Reproduce every line of the material below, but drop the pictures.
-----
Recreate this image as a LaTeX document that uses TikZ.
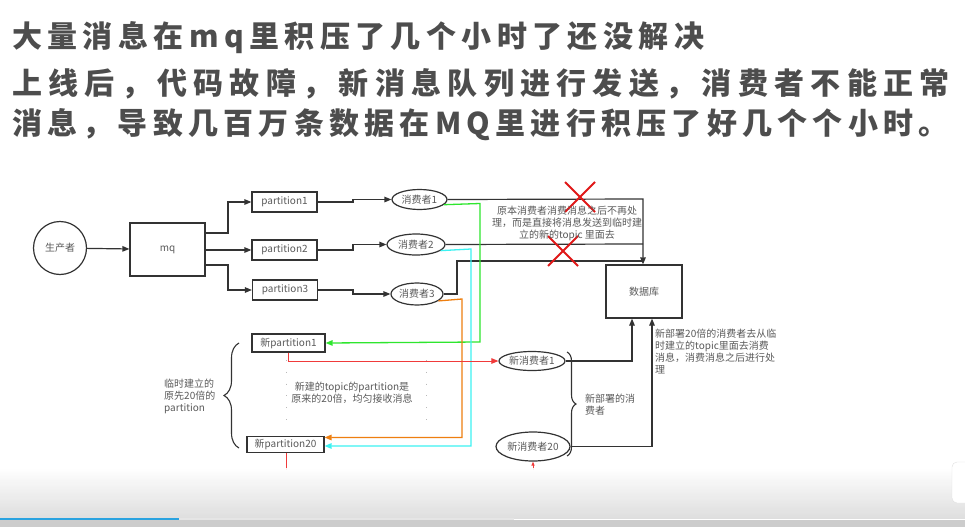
\documentclass[tikz,border=0pt]{standalone}
\usepackage{fontspec}
\setmainfont{Noto Sans CJK SC}
\newfontfamily\titlefontA[LetterSpace=18]{Noto Sans CJK SC}
\newfontfamily\titlefontB[LetterSpace=21]{Noto Sans CJK SC}
\newfontfamily\titlefontC[LetterSpace=17.5]{Noto Sans CJK SC}
\usetikzlibrary{arrows.meta,decorations.pathreplacing,shapes.geometric}
\definecolor{titlegray}{HTML}{4D4D4D}
\definecolor{txtgray}{HTML}{5A5A5A}
\definecolor{linegray}{HTML}{333333}
\definecolor{lgreen}{HTML}{2EE62E}
\definecolor{lcyan}{HTML}{3CF2F2}
\definecolor{lorange}{HTML}{EE7F10}
\definecolor{lred}{HTML}{F03A3A}
\definecolor{xred}{HTML}{E01818}
\definecolor{barblue}{HTML}{2AA3E0}
\tikzset{
  titletext/.style={anchor=base west,inner sep=0,text=titlegray},
  lbl/.style={text=txtgray,font=\fontsize{10}{12}\selectfont},
  pbox/.style={draw=linegray,line width=1.2pt,rectangle,inner sep=0,lbl},
  cons/.style={draw=linegray,line width=1.2pt,ellipse,inner sep=0,lbl},
  conn/.style={draw=linegray,line width=1.2pt,-{Triangle[length=7pt,width=5.5pt]}},
  cconn/.style={line width=1.3pt,-{Triangle[length=7pt,width=5.5pt]}},
  xmark/.style={draw=xred,line width=1.8pt},
  note/.style={lbl,inner sep=0,align=left},
  bracestyle/.style={draw=linegray,line width=1.1pt,decorate},
  dotv/.style={draw=gray!55,line width=0.7pt,dash pattern=on 0.8pt off 11pt}
}
\begin{document}
\begin{tikzpicture}[x=1pt,y=-1pt]
\useasboundingbox (0,0) rectangle (965,527);
\fill[white] (0,0) rectangle (965,527);

% titles
\node[titletext,font=\titlefontA\bfseries\fontsize{30}{32}\selectfont] (t1) at (12,48) {大量消息在mq里积压了几个小时了还没解决};
\node[titletext,font=\titlefontB\bfseries\fontsize{30}{32}\selectfont] (t2) at (12,94) {上线后，代码故障，新消息队列进行发送，消费者不能正常};
\node[titletext,font=\titlefontC\bfseries\fontsize{30}{32}\selectfont] (t3) at (12,134) {消息，导致几百万条数据在MQ里进行积压了好几个个小时。};

% nodes
\node[draw=linegray,line width=1.2pt,circle,minimum size=53pt,inner sep=0,lbl] (prod) at (60,248) {生产者};
\node[pbox,minimum width=75pt,minimum height=53pt] (mq) at (167.5,249.5) {mq};
\node[pbox,minimum width=65pt,minimum height=20pt] (p1) at (284.5,202) {partition1};
\node[pbox,minimum width=65pt,minimum height=20pt] (p2) at (284.5,250) {partition2};
\node[pbox,minimum width=65pt,minimum height=20pt] (p3) at (285,290) {partition3};
\node[cons,minimum width=55pt,minimum height=20pt] (c1) at (419.5,199.5) {消费者1};
\node[cons,minimum width=58pt,minimum height=21pt] (c2) at (416,244.5) {消费者2};
\node[cons,minimum width=52pt,minimum height=22pt] (c3) at (417,294) {消费者3};
\node[pbox,minimum width=76pt,minimum height=53pt] (db) at (644,291.5) {数据库};
\node[pbox,minimum width=73pt,minimum height=18pt] (np1) at (288.5,343) {新partition1};
\node[pbox,minimum width=77pt,minimum height=16pt] (np20) at (285.5,444.5) {新partition20};
\node[cons,minimum width=66pt,minimum height=19pt] (nc1) at (532,361) {新消费者1};
\node[cons,minimum width=74pt,minimum height=29pt] (nc20) at (533,446.5) {新消费者20};

% black connectors
\draw[conn] (mq.east |- 0,233) -| (228,202) -- (p1.west);
\draw[conn] (prod) -- (mq);
\draw[conn] (mq.east |- 0,250) -- (p2.west);
\draw[conn] (mq.east |- 0,265) -| (228,290) -- (p3.west);
\draw[conn] (p1.east) -- (353,202) -- (353,199.5) -- (c1.west);
\draw[conn] (p2.east) -- (353,250) -- (353,244.5) -- (c2.west);
\draw[conn] (p3.east) -- (353,290) -- (353,294) -- (c3.west);
\coordinate (dbin) at (643,199);
\draw[conn] (c1.east) -- (dbin) -- (db.north -| dbin);
\draw[draw=linegray,line width=1.2pt] (c2.east) -- (643,244);
\draw[draw=linegray,line width=1.2pt] (c3.east) -- (457,294) -- (457,261) -- (643,261);
\draw[conn] (nc1.east) -| (db.south -| 632,0);
\draw[conn] (nc20.east) -| (db.south -| 652,0);

% coloured connectors
\draw[cconn,draw=lgreen,-{Triangle[length=7pt,width=5.5pt,fill=lgreen]}] (c1.-12) -- (480,203.5) -- (480,342) -- (np1.east);
\draw[cconn,draw=lcyan,-{Triangle[length=7pt,width=5.5pt,fill=lcyan]}] (c2.-14) -- (471,249) -- (471,446) -- (np20.east |- 0,446);
\draw[cconn,draw=lorange,-{Triangle[length=7pt,width=5.5pt,fill=lorange]}] (c3.-18) -- (462,299) -- (462,437.5) -- (np20.east |- 0,437.5);
\draw[cconn,draw=lred,line width=1pt,-{Triangle[length=7pt,width=5.5pt,fill=lred]}] (np1.south) -- (288.5,361) -- (nc1.west);
\coordinate (r20end) at (286,470);
\draw[draw=lred,line width=1pt] (np20.south -| r20end) -- (r20end);
\coordinate (rtail) at (533,470);
\draw[draw=lred,line width=1pt,-{Triangle[length=4pt,width=3pt,fill=lred]}] (rtail) -- (nc20.south);

% red crosses
\draw[xmark] (565,182) -- (595,212) (595,182) -- (565,212);
\draw[xmark] (548,236) -- (578,266) (578,236) -- (548,266);

% notes
\node[lbl,align=center,inner sep=0] (n1) at (567,223) {原本消费者消费消息之后不再处\\理，而是直接将消息发送到临时建\\立的新的topic 里面去};
\node[note,anchor=north west] (n2) at (655,329) {新部署20倍的消费者去从临\\时建立的topic里面去消费\\消息，消费消息之后进行处\\理};
\node[lbl,align=center,inner sep=0] (n3) at (352,393) {新建的topic的partition是\\原来的20倍，均匀接收消息};
\node[note,anchor=west] (n4) at (164,396) {临时建立的\\原先20倍的\\partition};
\node[note,anchor=west] (n5) at (585,405) {新部署的消\\费者};

% dotted guides
\draw[dotv] (286,360) -- (286,422);
\draw[dotv] (426,360) -- (426,422);

% braces
\draw[bracestyle,decoration={brace,amplitude=15pt}] (239,448) -- (239,343);
\draw[bracestyle,decoration={brace,amplitude=9pt}] (567,352) -- (567,456);

% bottom video overlay
\shade[top color=white,bottom color=black!14,opacity=0.9] (0,468) rectangle (965,518);
\fill[black!10] (0,518) rectangle (514,520);
\fill[barblue] (0,518) rectangle (179,520);
\fill[black!20] (0,520) rectangle (965,527);
\fill[white,draw=black!12,rounded corners=5pt] (952,462) rectangle (975,503);
\end{tikzpicture}
\end{document}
-----
## OUTPUT BELOW
Recreate this image as a LaTeX document that uses TikZ.
\documentclass[tikz,border=0pt]{standalone}
\usepackage{fontspec}
\setmainfont{Noto Sans CJK SC}
\newfontfamily\titlefontA[LetterSpace=18]{Noto Sans CJK SC}
\newfontfamily\titlefontB[LetterSpace=21]{Noto Sans CJK SC}
\newfontfamily\titlefontC[LetterSpace=17.5]{Noto Sans CJK SC}
\usetikzlibrary{arrows.meta,decorations.pathreplacing,shapes.geometric}
\definecolor{titlegray}{HTML}{4D4D4D}
\definecolor{txtgray}{HTML}{5A5A5A}
\definecolor{linegray}{HTML}{333333}
\definecolor{lgreen}{HTML}{2EE62E}
\definecolor{lcyan}{HTML}{3CF2F2}
\definecolor{lorange}{HTML}{EE7F10}
\definecolor{lred}{HTML}{F03A3A}
\definecolor{xred}{HTML}{E01818}
\definecolor{barblue}{HTML}{2AA3E0}
\tikzset{
  titletext/.style={anchor=base west,inner sep=0,text=titlegray},
  lbl/.style={text=txtgray,font=\fontsize{10}{12}\selectfont},
  pbox/.style={draw=linegray,line width=1.2pt,rectangle,inner sep=0,lbl},
  cons/.style={draw=linegray,line width=1.2pt,ellipse,inner sep=0,lbl},
  conn/.style={draw=linegray,line width=1.2pt,-{Triangle[length=7pt,width=5.5pt]}},
  cconn/.style={line width=1.3pt,-{Triangle[length=7pt,width=5.5pt]}},
  xmark/.style={draw=xred,line width=1.8pt},
  note/.style={lbl,inner sep=0,align=left},
  bracestyle/.style={draw=linegray,line width=1.1pt,decorate},
  dotv/.style={draw=gray!55,line width=0.7pt,dash pattern=on 0.8pt off 11pt}
}
\begin{document}
\begin{tikzpicture}[x=1pt,y=-1pt]
\useasboundingbox (0,0) rectangle (965,527);
\fill[white] (0,0) rectangle (965,527);

% titles
\node[titletext,font=\titlefontA\bfseries\fontsize{30}{32}\selectfont] (t1) at (12,48) {大量消息在mq里积压了几个小时了还没解决};
\node[titletext,font=\titlefontB\bfseries\fontsize{30}{32}\selectfont] (t2) at (12,94) {上线后，代码故障，新消息队列进行发送，消费者不能正常};
\node[titletext,font=\titlefontC\bfseries\fontsize{30}{32}\selectfont] (t3) at (12,134) {消息，导致几百万条数据在MQ里进行积压了好几个个小时。};

% nodes
\node[draw=linegray,line width=1.2pt,circle,minimum size=53pt,inner sep=0,lbl] (prod) at (60,248) {生产者};
\node[pbox,minimum width=75pt,minimum height=53pt] (mq) at (167.5,249.5) {mq};
\node[pbox,minimum width=65pt,minimum height=20pt] (p1) at (284.5,202) {partition1};
\node[pbox,minimum width=65pt,minimum height=20pt] (p2) at (284.5,250) {partition2};
\node[pbox,minimum width=65pt,minimum height=20pt] (p3) at (285,290) {partition3};
\node[cons,minimum width=55pt,minimum height=20pt] (c1) at (419.5,199.5) {消费者1};
\node[cons,minimum width=58pt,minimum height=21pt] (c2) at (416,244.5) {消费者2};
\node[cons,minimum width=52pt,minimum height=22pt] (c3) at (417,294) {消费者3};
\node[pbox,minimum width=76pt,minimum height=53pt] (db) at (644,291.5) {数据库};
\node[pbox,minimum width=73pt,minimum height=18pt] (np1) at (288.5,343) {新partition1};
\node[pbox,minimum width=77pt,minimum height=16pt] (np20) at (285.5,444.5) {新partition20};
\node[cons,minimum width=66pt,minimum height=19pt] (nc1) at (532,361) {新消费者1};
\node[cons,minimum width=74pt,minimum height=29pt] (nc20) at (533,446.5) {新消费者20};

% black connectors
\draw[conn] (mq.east |- 0,233) -| (228,202) -- (p1.west);
\draw[conn] (prod) -- (mq);
\draw[conn] (mq.east |- 0,250) -- (p2.west);
\draw[conn] (mq.east |- 0,265) -| (228,290) -- (p3.west);
\draw[conn] (p1.east) -- (353,202) -- (353,199.5) -- (c1.west);
\draw[conn] (p2.east) -- (353,250) -- (353,244.5) -- (c2.west);
\draw[conn] (p3.east) -- (353,290) -- (353,294) -- (c3.west);
\coordinate (dbin) at (643,199);
\draw[conn] (c1.east) -- (dbin) -- (db.north -| dbin);
\draw[draw=linegray,line width=1.2pt] (c2.east) -- (643,244);
\draw[draw=linegray,line width=1.2pt] (c3.east) -- (457,294) -- (457,261) -- (643,261);
\draw[conn] (nc1.east) -| (db.south -| 632,0);
\draw[conn] (nc20.east) -| (db.south -| 652,0);

% coloured connectors
\draw[cconn,draw=lgreen,-{Triangle[length=7pt,width=5.5pt,fill=lgreen]}] (c1.-12) -- (480,203.5) -- (480,342) -- (np1.east);
\draw[cconn,draw=lcyan,-{Triangle[length=7pt,width=5.5pt,fill=lcyan]}] (c2.-14) -- (471,249) -- (471,446) -- (np20.east |- 0,446);
\draw[cconn,draw=lorange,-{Triangle[length=7pt,width=5.5pt,fill=lorange]}] (c3.-18) -- (462,299) -- (462,437.5) -- (np20.east |- 0,437.5);
\draw[cconn,draw=lred,line width=1pt,-{Triangle[length=7pt,width=5.5pt,fill=lred]}] (np1.south) -- (288.5,361) -- (nc1.west);
\coordinate (r20end) at (286,470);
\draw[draw=lred,line width=1pt] (np20.south -| r20end) -- (r20end);
\coordinate (rtail) at (533,470);
\draw[draw=lred,line width=1pt,-{Triangle[length=4pt,width=3pt,fill=lred]}] (rtail) -- (nc20.south);

% red crosses
\draw[xmark] (565,182) -- (595,212) (595,182) -- (565,212);
\draw[xmark] (548,236) -- (578,266) (578,236) -- (548,266);

% notes
\node[lbl,align=center,inner sep=0] (n1) at (567,223) {原本消费者消费消息之后不再处\\理，而是直接将消息发送到临时建\\立的新的topic 里面去};
\node[note,anchor=north west] (n2) at (655,329) {新部署20倍的消费者去从临\\时建立的topic里面去消费\\消息，消费消息之后进行处\\理};
\node[lbl,align=center,inner sep=0] (n3) at (352,393) {新建的topic的partition是\\原来的20倍，均匀接收消息};
\node[note,anchor=west] (n4) at (164,396) {临时建立的\\原先20倍的\\partition};
\node[note,anchor=west] (n5) at (585,405) {新部署的消\\费者};

% dotted guides
\draw[dotv] (286,360) -- (286,422);
\draw[dotv] (426,360) -- (426,422);

% braces
\draw[bracestyle,decoration={brace,amplitude=15pt}] (239,448) -- (239,343);
\draw[bracestyle,decoration={brace,amplitude=9pt}] (567,352) -- (567,456);

% bottom video overlay
\shade[top color=white,bottom color=black!14,opacity=0.9] (0,468) rectangle (965,518);
\fill[black!10] (0,518) rectangle (514,520);
\fill[barblue] (0,518) rectangle (179,520);
\fill[black!20] (0,520) rectangle (965,527);
\fill[white,draw=black!12,rounded corners=5pt] (952,462) rectangle (975,503);
\end{tikzpicture}
\end{document}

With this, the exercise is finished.